We have developed a workflow using a local galaxy server instance including the following steps:
- Input dataset collection
- Trim Galore (trimming)
- Tophat (alignment) ...
The workflow starts running fine and when step 2 finishes, the output files generated using Trim Galore are stored as .dat files on the galaxy instance. Galaxy considers the .dat extension for all files to be stored on disk. The ".dat" file is compressed in this case and when Tophat starts running, it generates an error as it is not able to recognize that this is only a ".gz" file which it can handle.

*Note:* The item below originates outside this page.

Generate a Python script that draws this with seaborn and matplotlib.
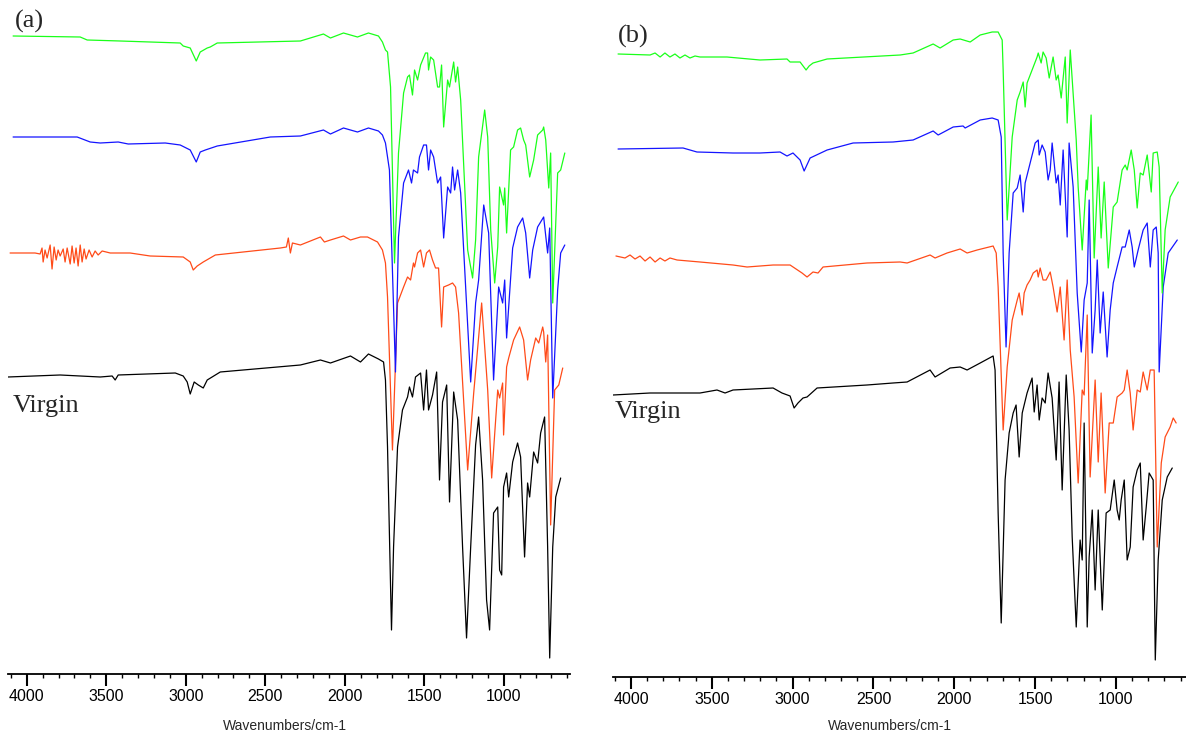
import pandas as pd
import matplotlib
matplotlib.use("Agg")
import matplotlib.pyplot as plt
import seaborn as sns
from matplotlib.ticker import MultipleLocator

# FTIR spectra, (wavenumber cm-1, transmittance a.u. incl. stacking offset)
samples = ["Virgin", "S1", "S2", "S3"]
colors = ["#000000", "#ff4b19", "#1414ff", "#1aff1a"]

# ---------------- panel (a) ----------------
a_virgin = [(4118, 323), (3790, 325), (3538, 323), (3463, 324), (3444, 320), (3425, 325),
            (3066, 327), (3016, 324), (2991, 318), (2972, 306), (2947, 318), (2921, 315),
            (2890, 312), (2865, 320), (2783, 328), (2279, 335), (2153, 340), (2090, 337),
            (1964, 344), (1901, 338), (1851, 346), (1788, 341), (1756, 338), (1744, 320),
            (1731, 253), (1706, 70), (1693, 153), (1668, 253), (1637, 290), (1605, 303),
            (1593, 313), (1574, 303), (1555, 323), (1523, 327), (1504, 290), (1486, 330),
            (1473, 290), (1448, 305), (1422, 328), (1404, 220), (1385, 298), (1359, 315),
            (1341, 198), (1315, 308), (1290, 280), (1259, 153), (1234, 62), (1208, 153),
            (1177, 255), (1158, 283), (1133, 220), (1108, 100), (1089, 70), (1064, 187),
            (1038, 193), (1026, 130), (1013, 125), (1001, 213), (982, 227), (969, 203),
            (944, 238), (913, 257), (894, 243), (869, 143), (850, 217), (837, 203),
            (812, 248), (787, 237), (768, 267), (743, 283), (724, 153), (711, 42),
            (692, 153), (673, 203), (642, 222)]

a_s1 = [(4105, 447), (3948, 447), (3916, 446), (3904, 452), (3897, 438), (3885, 450),
        (3872, 442), (3853, 455), (3841, 431), (3828, 453), (3815, 440), (3803, 450),
        (3790, 444), (3771, 451), (3759, 438), (3746, 452), (3727, 436), (3715, 454),
        (3702, 437), (3690, 452), (3677, 434), (3664, 455), (3652, 438), (3639, 451),
        (3627, 441), (3608, 450), (3589, 443), (3570, 449), (3551, 445), (3526, 449),
        (3475, 447), (3350, 447), (3224, 444), (3016, 443), (2972, 438), (2953, 430),
        (2928, 434), (2890, 438), (2814, 445), (2405, 452), (2367, 453), (2355, 462),
        (2342, 447), (2329, 457), (2279, 455), (2153, 463), (2128, 458), (2090, 460),
        (2008, 464), (1964, 460), (1901, 463), (1857, 463), (1794, 458), (1763, 450),
        (1744, 437), (1731, 403), (1700, 250), (1668, 397), (1630, 413), (1605, 423),
        (1586, 420), (1568, 437), (1561, 433), (1542, 447), (1523, 450), (1504, 433),
        (1486, 447), (1467, 450), (1448, 440), (1429, 432), (1410, 432), (1391, 373),
        (1378, 413), (1347, 415), (1322, 417), (1303, 413), (1284, 387), (1227, 230),
        (1189, 307), (1139, 397), (1101, 310), (1076, 222), (1038, 310), (1026, 302),
        (1007, 317), (1001, 265), (982, 333), (969, 342), (938, 360), (900, 373),
        (875, 360), (850, 320), (831, 340), (799, 362), (780, 357), (755, 373),
        (749, 368), (736, 338), (724, 365), (705, 175), (680, 310), (654, 315),
        (629, 332)]

a_s2 = [(4086, 563), (3683, 563), (3601, 558), (3538, 557), (3425, 558), (3362, 556),
        (3129, 557), (3035, 555), (2972, 550), (2934, 538), (2909, 548), (2877, 550),
        (2802, 554), (2468, 563), (2279, 564), (2134, 570), (2090, 566), (2008, 572),
        (1920, 568), (1851, 572), (1788, 569), (1763, 565), (1744, 557), (1731, 543),
        (1719, 530), (1681, 328), (1662, 463), (1630, 517), (1599, 530), (1580, 517),
        (1568, 530), (1542, 527), (1530, 543), (1504, 555), (1486, 555), (1473, 530),
        (1460, 550), (1441, 543), (1416, 517), (1397, 523), (1378, 462), (1353, 513),
        (1334, 507), (1322, 533), (1309, 510), (1290, 530), (1271, 507), (1208, 318),
        (1177, 397), (1158, 420), (1126, 495), (1095, 467), (1064, 320), (1032, 413),
        (1007, 397), (994, 420), (982, 362), (944, 452), (913, 473), (881, 482),
        (862, 467), (837, 422), (818, 450), (787, 473), (768, 478), (749, 483),
        (724, 447), (711, 472), (692, 302), (661, 410), (642, 447), (616, 455)]

a_s3 = [(4086, 664), (3664, 663), (3620, 660), (3412, 659), (3224, 658), (3035, 657),
        (3016, 654), (2972, 652), (2934, 639), (2909, 648), (2865, 652), (2846, 653),
        (2802, 657), (2279, 659), (2134, 666), (2090, 662), (2008, 667), (1920, 663),
        (1851, 667), (1788, 664), (1763, 658), (1744, 650), (1731, 648), (1712, 613),
        (1687, 437), (1662, 547), (1630, 607), (1605, 623), (1593, 625), (1574, 605),
        (1561, 630), (1542, 620), (1523, 635), (1492, 647), (1479, 647), (1473, 630),
        (1460, 643), (1441, 640), (1416, 613), (1404, 613), (1391, 635), (1378, 573),
        (1353, 620), (1341, 613), (1315, 638), (1303, 618), (1290, 633), (1271, 600),
        (1227, 450), (1196, 422), (1177, 460), (1158, 543), (1120, 590), (1101, 563),
        (1082, 470), (1057, 417), (1038, 453), (1026, 513), (1001, 495), (994, 512),
        (982, 467), (957, 550), (938, 553), (913, 570), (894, 572), (875, 560),
        (862, 555), (837, 523), (812, 540), (787, 565), (755, 570), (749, 573),
        (736, 560), (717, 512), (705, 547), (692, 397), (661, 527), (642, 530),
        (616, 547)]

# ---------------- panel (b) ----------------
b_virgin = [(4111, 305), (3882, 307), (3573, 307), (3468, 310), (3418, 307), (3369, 310),
            (3121, 312), (3066, 307), (3016, 304), (2991, 292), (2967, 297), (2936, 302),
            (2911, 303), (2849, 312), (2540, 315), (2379, 317), (2292, 318), (2150, 330),
            (2119, 323), (2026, 332), (1964, 333), (1921, 330), (1840, 337), (1760, 344),
            (1748, 330), (1729, 187), (1710, 77), (1686, 220), (1661, 267), (1636, 287),
            (1618, 295), (1599, 243), (1580, 287), (1550, 307), (1519, 322), (1506, 288),
            (1488, 315), (1475, 280), (1457, 302), (1438, 297), (1420, 327), (1395, 302),
            (1370, 240), (1352, 318), (1333, 210), (1308, 325), (1290, 270), (1271, 163),
            (1246, 73), (1222, 160), (1209, 140), (1197, 277), (1178, 73), (1166, 143),
            (1147, 190), (1129, 110), (1110, 190), (1085, 90), (1061, 187), (1036, 190),
            (1011, 220), (993, 190), (980, 180), (968, 200), (949, 220), (931, 140),
            (912, 153), (894, 213), (869, 230), (850, 237), (832, 160), (813, 193),
            (795, 227), (770, 220), (757, 40), (739, 140), (714, 200), (683, 223),
            (652, 232)]

b_s1 = [(4093, 444), (4037, 442), (4006, 445), (3975, 441), (3944, 444), (3913, 439),
        (3882, 443), (3851, 438), (3820, 442), (3790, 439), (3759, 442), (3715, 440),
        (3573, 438), (3369, 435), (3282, 433), (3121, 435), (3016, 435), (2942, 427),
        (2911, 423), (2874, 428), (2843, 427), (2812, 433), (2540, 437), (2335, 438),
        (2292, 437), (2150, 445), (2119, 442), (2045, 447), (1964, 451), (1921, 447),
        (1859, 450), (1760, 454), (1741, 447), (1729, 413), (1698, 270), (1673, 333),
        (1642, 380), (1611, 400), (1599, 407), (1580, 385), (1568, 407), (1550, 415),
        (1531, 420), (1512, 427), (1488, 430), (1481, 423), (1469, 432), (1451, 420),
        (1432, 420), (1407, 428), (1389, 413), (1364, 388), (1345, 413), (1321, 360),
        (1302, 420), (1283, 350), (1259, 303), (1234, 217), (1209, 310), (1197, 305),
        (1178, 385), (1160, 223), (1129, 320), (1110, 238), (1092, 307), (1067, 207),
        (1042, 277), (1017, 277), (993, 303), (962, 307), (949, 310), (931, 330),
        (912, 307), (894, 270), (869, 310), (850, 308), (832, 328), (807, 310),
        (788, 330), (764, 330), (745, 153), (720, 237), (696, 263), (665, 273),
        (646, 282), (628, 277)]

b_s2 = [(4080, 551), (3678, 552), (3592, 548), (3369, 547), (3202, 547), (3078, 548),
        (3035, 544), (2998, 547), (2954, 540), (2929, 529), (2892, 542), (2787, 550),
        (2626, 557), (2379, 558), (2255, 560), (2131, 569), (2100, 565), (2007, 573),
        (1946, 574), (1933, 572), (1840, 580), (1766, 582), (1729, 580), (1710, 563),
        (1698, 447), (1680, 353), (1661, 447), (1636, 507), (1611, 512), (1593, 525),
        (1574, 488), (1562, 517), (1531, 537), (1500, 557), (1481, 560), (1475, 545),
        (1457, 555), (1438, 548), (1420, 520), (1407, 530), (1395, 557), (1370, 517),
        (1358, 525), (1345, 495), (1327, 550), (1302, 463), (1290, 557), (1265, 513),
        (1240, 407), (1215, 348), (1197, 400), (1178, 417), (1166, 500), (1147, 347),
        (1129, 390), (1116, 440), (1098, 367), (1079, 408), (1055, 343), (1036, 390),
        (1017, 417), (993, 433), (962, 453), (943, 453), (918, 470), (900, 453),
        (887, 433), (863, 450), (832, 470), (807, 477), (788, 433), (770, 470),
        (751, 473), (739, 447), (733, 328), (708, 413), (677, 447), (621, 460)]

b_s3 = [(4080, 646), (3882, 645), (3851, 647), (3820, 643), (3790, 647), (3759, 643),
        (3728, 646), (3697, 642), (3666, 645), (3635, 642), (3604, 644), (3573, 643),
        (3406, 643), (3202, 640), (3035, 641), (3016, 638), (2954, 638), (2917, 630),
        (2898, 634), (2874, 637), (2787, 641), (2335, 645), (2255, 647), (2131, 656),
        (2088, 652), (2007, 660), (1964, 661), (1902, 658), (1840, 665), (1766, 668),
        (1729, 668), (1704, 660), (1698, 630), (1673, 480), (1642, 563), (1611, 600),
        (1593, 608), (1574, 618), (1562, 593), (1550, 617), (1519, 630), (1488, 643),
        (1481, 647), (1463, 637), (1451, 648), (1432, 642), (1413, 622), (1389, 643),
        (1370, 620), (1358, 625), (1339, 602), (1314, 643), (1302, 577), (1283, 650),
        (1246, 560), (1234, 513), (1209, 450), (1184, 520), (1178, 510), (1154, 585),
        (1135, 442), (1110, 533), (1092, 462), (1073, 518), (1048, 432), (1017, 493),
        (993, 498), (962, 530), (943, 535), (931, 530), (906, 550), (887, 530),
        (869, 492), (850, 527), (832, 525), (807, 545), (782, 508), (770, 547),
        (745, 548), (733, 533), (714, 407), (696, 470), (665, 503), (615, 518)]


def to_frame(traces):
    rows = []
    for name, pts in zip(samples, traces):
        for wn, t in pts:
            rows.append((name, wn, t))
    return pd.DataFrame(rows, columns=["sample", "wavenumber", "transmittance"])


sns.set_style("white")
plt.rcParams["font.family"] = ["Liberation Sans Narrow", "Liberation Sans", "DejaVu Sans"]
serif = ["Liberation Serif", "DejaVu Serif"]

fig = plt.figure(figsize=(11.86, 7.33), dpi=100)
ax_a = fig.add_axes([0.00675, 0.0805, 0.4739, 0.9195])
ax_b = fig.add_axes([0.5169, 0.0764, 0.4831, 0.9236])

panels = [
    (ax_a, [a_virgin, a_s1, a_s2, a_s3], (4118, 583), (26, 700), "(a)",
     (0.0125, 0.9585), (0.0089, 0.389), (0.493, -0.067)),
    (ax_b, [b_virgin, b_s1, b_s2, b_s3], (4111, 567), (23, 700), "(b)",
     (0.0087, 0.9365), (0.0035, 0.3826), (0.4834, -0.062)),
]

for ax, traces, xlim, ylim, tag, tag_pos, virgin_pos, lab_pos in panels:
    df = to_frame(traces)
    sns.lineplot(data=df, x="wavenumber", y="transmittance", hue="sample",
                 palette=dict(zip(samples, colors)), estimator=None, sort=False,
                 legend=False, linewidth=0.9, ax=ax)
    ax.set_xlim(*xlim)
    ax.set_ylim(*ylim)
    ax.set_yticks([])
    ax.set_ylabel("")
    ax.xaxis.set_major_locator(MultipleLocator(500))
    ax.xaxis.set_minor_locator(MultipleLocator(100))
    for side in ["top", "left", "right"]:
        ax.spines[side].set_visible(False)
    ax.spines["bottom"].set_linewidth(1.3)
    ax.spines["bottom"].set_color("black")
    ax.tick_params(axis="x", which="major", direction="out", length=8.5, width=1.5,
                   pad=2, labelsize=11.5, colors="black", bottom=True)
    ax.tick_params(axis="x", which="minor", direction="out", length=3, width=1,
                   colors="black", bottom=True)
    ax.set_xlabel("Wavenumbers/cm-1", fontsize=10)
    ax.xaxis.set_label_coords(*lab_pos)
    ax.text(*tag_pos, tag, transform=ax.transAxes, fontsize=19, family=serif,
            va="baseline", ha="left")
    ax.text(*virgin_pos, "Virgin", transform=ax.transAxes, fontsize=19, family=serif,
            va="baseline", ha="left")
    ax.patch.set_alpha(0)

fig.savefig("out.png", dpi=100, facecolor="white")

Tophat tool execution generates the following messages:
[2018-07-31 15:14:47] Beginning TopHat run (v2.1.0) ----------------------------------------------- [2018-07-31 15:14:47] Checking for Bowtie Bowtie version: 18.104.22.168 [2018-07-31 15:14:47] Checking for Bowtie index files (genome).. [2018-07-31 15:14:47] Checking for reference FASTA file [2018-07-31 15:14:47] Generating SAM header for /home/bioinfotools/galaxy/tool-data/cJaponicaGenome/bowtie2_index/cJaponicaGenome/cJaponicaGenome **Error: cannot determine record type in input file /home/bioinfotools/galaxy/database/files/001/dataset_1100.dat**
Internally, if the .dat files are de-compressed or the extension is just changed to .gz, Tophat works fine. However, what is the best practice to fix this issue?
I have came through this post which requires certain changes to the source code. While this is a possible workaround, it may affect future updates of the local instance.
Please let me know if there might be any other way to overcome such issue.